Y esto sólo ciñéndonos a dicha lista. Quienes estén acostumbrados a leer noticias de cine sabrán que un alto porcentaje de las películas en producción se inspira en la literatura. La falta de ideas, por otra parte, le viene de perlas a la industria editorial. Esta Navidad echen un vistazo a las novedades de las librerías, y anoten de cuántos de esos libros acaban de rodar una película. Es un negocio redondo.

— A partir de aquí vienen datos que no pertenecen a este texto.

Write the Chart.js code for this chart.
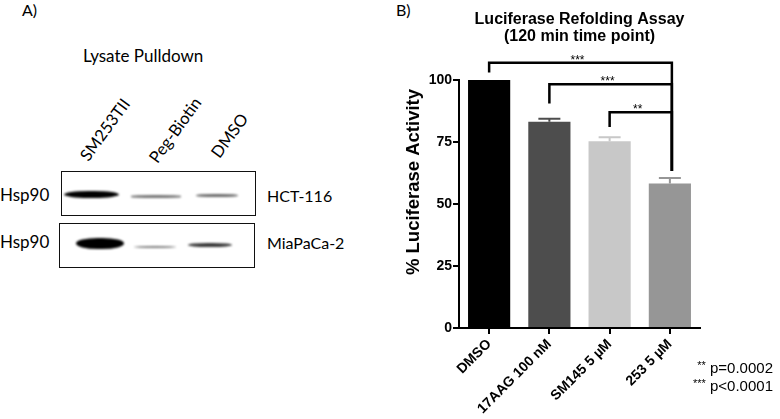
<!DOCTYPE html>
<html>
<head>
<meta charset="utf-8">
<title>Lysate pulldown / Luciferase refolding</title>
<script src="https://cdn.jsdelivr.net/npm/chart.js@4.4.1/dist/chart.umd.min.js"></script>
<style>
  html, body { margin: 0; padding: 0; background: #fff; }
  #page { position: relative; width: 780px; height: 419px; overflow: hidden; color: #000;
          font-family: Lato, "Open Sans", sans-serif; }
  .abs { position: absolute; white-space: nowrap; line-height: 1; }
  .blot { position: absolute; border: 1.5px solid #111; box-sizing: border-box; background: #fff; overflow: hidden; }
  .band { position: absolute; border-radius: 45% / 50%; }
  .lane-label { position: absolute; white-space: nowrap; font-size: 16.5px; line-height: 18px;
                transform-origin: 0 100%; transform: rotate(-54deg); }
  #chart-refolding { position: absolute; left: 400px; top: 0; }
  .plegend { position: absolute; right: 7px; font-family: "Liberation Sans", Arial, sans-serif;
             font-size: 15px; line-height: 1; text-align: right; white-space: nowrap; }
  .plegend span { font-size: 11px; vertical-align: 4px; }
</style>
</head>
<body>
<div id="page">
  <div class="abs" style="left:22px;top:2px;font-size:16px">A)</div>
  <div class="abs" style="left:83px;top:47px;font-size:17px">Lysate Pulldown</div>
  <div class="abs" style="left:396px;top:2px;font-size:16px">B)</div>
  <div id="blot-panel"></div>
  <canvas id="chart-refolding" width="380" height="419"></canvas>
  <div class="plegend" style="top:360px"><span>**</span> p=0.0002</div>
  <div class="plegend" style="top:378px"><span>***</span> p&lt;0.0001</div>
</div>
<script>
  // --- panel A: pulldown blot (relative band intensity per lane) ---
  var laneNames = ['SM253TII', 'Peg-Biotin', 'DMSO'];
  var cellLines = ['HCT-116', 'MiaPaCa-2'];
  var bandsHct116 = [1.0, 0.3, 0.35];
  var bandsMiaPaCa = [1.0, 0.25, 0.6];

  // --- panel B: luciferase refolding at 120 min ---
  var categories = ['DMSO', '17AAG 100 nM', 'SM145 5 \u00b5M', '253 5 \u00b5M'];
  var activity = [100, 83.2, 75.3, 58.3];
  var errorUp = [0, 1.2, 1.6, 2.2];
  var yTicks = [0, 25, 50, 75, 100];
  var bracketFrom = [0, 1, 2];
  var bracketTo = [3, 3, 3];
  var bracketLevel = [107, 98.3, 87];
  var bracketFoot = [103, 90.5, 81];
  var bracketEnd = 63.3;
  var bracketStars = ['***', '***', '**'];

  var barColors = ['#000000', '#4d4d4d', '#c8c8c8', '#969696'];

  function buildBlot() {
    var panel = document.getElementById('blot-panel');
    var rows = [bandsHct116, bandsMiaPaCa];
    // layout of the two membrane strips
    var boxes = [
      { left: 61, top: 171, width: 195, height: 45, labelY: 186 },
      { left: 59, top: 223, width: 196, height: 45, labelY: 233 }
    ];
    var bandBoxes = [
      [{ x: 2, w: 55, y: 19 }, { x: 69, w: 50, y: 21 }, { x: 134, w: 42, y: 20 }],
      [{ x: 16, w: 48, y: 13 }, { x: 74, w: 42, y: 17 }, { x: 128, w: 44, y: 15 }]
    ];
    var laneLabelPos = [[91, 164], [160, 166], [222, 161]];

    laneNames.forEach(function (name, i) {
      var d = document.createElement('div');
      d.className = 'lane-label';
      d.textContent = name;
      d.style.left = laneLabelPos[i][0] + 'px';
      d.style.top = (laneLabelPos[i][1] - 18) + 'px';
      panel.appendChild(d);
    });

    rows.forEach(function (row, r) {
      var b = boxes[r];
      var box = document.createElement('div');
      box.className = 'blot';
      box.style.left = b.left + 'px';
      box.style.top = b.top + 'px';
      box.style.width = b.width + 'px';
      box.style.height = b.height + 'px';
      row.forEach(function (v, i) {
        var pos = bandBoxes[r][i];
        var strong = v > 0.9;
        var h = strong ? (r === 0 ? 7 : 11) : 1.8 + 6 * Math.max(0, v - 0.25);
        var band = document.createElement('div');
        band.className = 'band';
        band.style.left = pos.x + 'px';
        band.style.width = pos.w + 'px';
        band.style.top = (pos.y + (r === 0 ? 7 - h : 12 - h) / 2) + 'px';
        band.style.height = h + 'px';
        band.style.background = 'rgba(0,0,0,' + (strong ? 1 : 0.3 + v * 0.8) + ')';
        band.style.filter = 'blur(' + (strong ? 1.1 : 0.9) + 'px)';
        box.appendChild(band);
      });
      panel.appendChild(box);

      var lbl = document.createElement('div');
      lbl.className = 'abs';
      lbl.style.left = '0px';
      lbl.style.top = b.labelY + 'px';
      lbl.style.fontSize = '17px';
      lbl.textContent = 'Hsp90';
      panel.appendChild(lbl);

      var cl = document.createElement('div');
      cl.className = 'abs';
      cl.style.left = '267px';
      cl.style.top = (b.labelY + 2) + 'px';
      cl.style.fontSize = '16px';
      cl.textContent = cellLines[r];
      panel.appendChild(cl);
    });
  }

  var chartFont = '"Liberation Sans", Arial, sans-serif';

  var refoldingDecor = {
    id: 'refoldingDecor',
    afterDatasetsDraw: function (chart) {
      var ctx = chart.ctx;
      var xs = chart.scales.x;
      var ys = chart.scales.y;
      ctx.save();

      // error bars (upper only, same tone as bar)
      activity.forEach(function (v, i) {
        if (!errorUp[i]) return;
        var cx = xs.getPixelForValue(i);
        var y0 = ys.getPixelForValue(v);
        var y1 = ys.getPixelForValue(v + errorUp[i]);
        ctx.strokeStyle = barColors[i];
        ctx.lineWidth = 2;
        ctx.beginPath();
        ctx.moveTo(cx, y0);
        ctx.lineTo(cx, y1);
        ctx.moveTo(cx - 11, y1);
        ctx.lineTo(cx + 11, y1);
        ctx.stroke();
      });

      // significance brackets
      ctx.strokeStyle = '#000';
      ctx.lineWidth = 2.5;
      ctx.lineJoin = 'miter';
      ctx.fillStyle = '#000';
      ctx.font = '12px ' + chartFont;
      ctx.textAlign = 'center';
      ctx.textBaseline = 'alphabetic';
      bracketFrom.forEach(function (from, k) {
        var xa = xs.getPixelForValue(from);
        var xb = xs.getPixelForValue(bracketTo[k]) + 2;
        var yl = ys.getPixelForValue(bracketLevel[k]);
        ctx.beginPath();
        ctx.moveTo(xa, ys.getPixelForValue(bracketFoot[k]));
        ctx.lineTo(xa, yl);
        ctx.lineTo(xb, yl);
        ctx.lineTo(xb, ys.getPixelForValue(bracketEnd));
        ctx.stroke();
        ctx.fillText(bracketStars[k], (xa + xb) / 2 - 3, yl + 1);
      });
      ctx.restore();
    },
    afterDraw: function (chart) {
      var ctx = chart.ctx;
      var area = chart.chartArea;
      var cx = (area.left + area.right) / 2;
      ctx.save();
      ctx.fillStyle = '#000';
      ctx.textAlign = 'center';
      ctx.textBaseline = 'middle';
      ctx.font = 'bold 16px ' + chartFont;
      ctx.fillText('Luciferase Refolding Assay', cx, 20);
      ctx.fillText('(120 min time point)', cx, 37);

      ctx.translate(14, 182);
      ctx.rotate(-Math.PI / 2);
      ctx.font = 'bold 18.5px ' + chartFont;
      ctx.fillText('% Luciferase Activity', 0, 0);
      ctx.restore();
    }
  };

  function initRefoldingChart() {
    if (typeof Chart === 'undefined') return;
    var canvas = document.getElementById('chart-refolding');
    new Chart(canvas, {
      type: 'bar',
      data: {
        labels: categories,
        datasets: [{
          data: activity,
          backgroundColor: barColors,
          borderWidth: 0,
          barPercentage: 0.7,
          categoryPercentage: 1
        }]
      },
      options: {
        responsive: false,
        animation: false,
        devicePixelRatio: 1,
        layout: { padding: { top: 80, right: 80, bottom: 0, left: 0 } },
        scales: {
          x: {
            offset: true,
            grid: { display: true, offset: false, drawOnChartArea: false, drawTicks: true,
                    tickLength: 6, color: '#000', lineWidth: 2 },
            border: { color: '#000', width: 2 },
            ticks: {
              color: '#000', autoSkip: false, minRotation: 45, maxRotation: 45, padding: 2,
              font: { family: chartFont, size: 14, weight: 'bold' }
            },
            afterFit: function (s) { s.height = 91; }
          },
          y: {
            min: 0,
            max: 100,
            grid: { display: true, drawOnChartArea: false, drawTicks: true,
                    tickLength: 6, color: '#000', lineWidth: 2 },
            border: { color: '#000', width: 2 },
            afterBuildTicks: function (s) {
              s.ticks = yTicks.map(function (v) { return { value: v }; });
            },
            ticks: {
              color: '#000', padding: 1,
              font: { family: chartFont, size: 14, weight: 'bold' }
            },
            afterFit: function (s) { s.width = 59; }
          }
        },
        plugins: {
          legend: { display: false },
          title: { display: false },
          tooltip: { enabled: false }
        }
      },
      plugins: [refoldingDecor]
    });
  }

  buildBlot();
  initRefoldingChart();
</script>
</body>
</html>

jueves, diciembre 14, 2006

Globos de Oro. Nominaciones


Acaban de anunciarse las nominaciones. Enhorabuena a Clint Eastwood, Martin Scorsese, Penélope Cruz, Pedro Almodóvar, Jason Lee, Hugh Laurie, Gustavo Santaolalla, Guillermo Arriaga, Alejandro González Iñárritu, Leonardo DiCaprio, Jack Nicholson, Guillermo del Toro, Mel Gibson, Johnny Depp, Todd Field, Peter O'Toole y Emilio Estévez. Son las candidaturas que más alegría me han dado. Por cierto: Eastwood está nominado 2 veces como director; DiCaprio, otras 2 como actor; y Helen Mirren tiene 3 como actriz. ¿Alguien da más?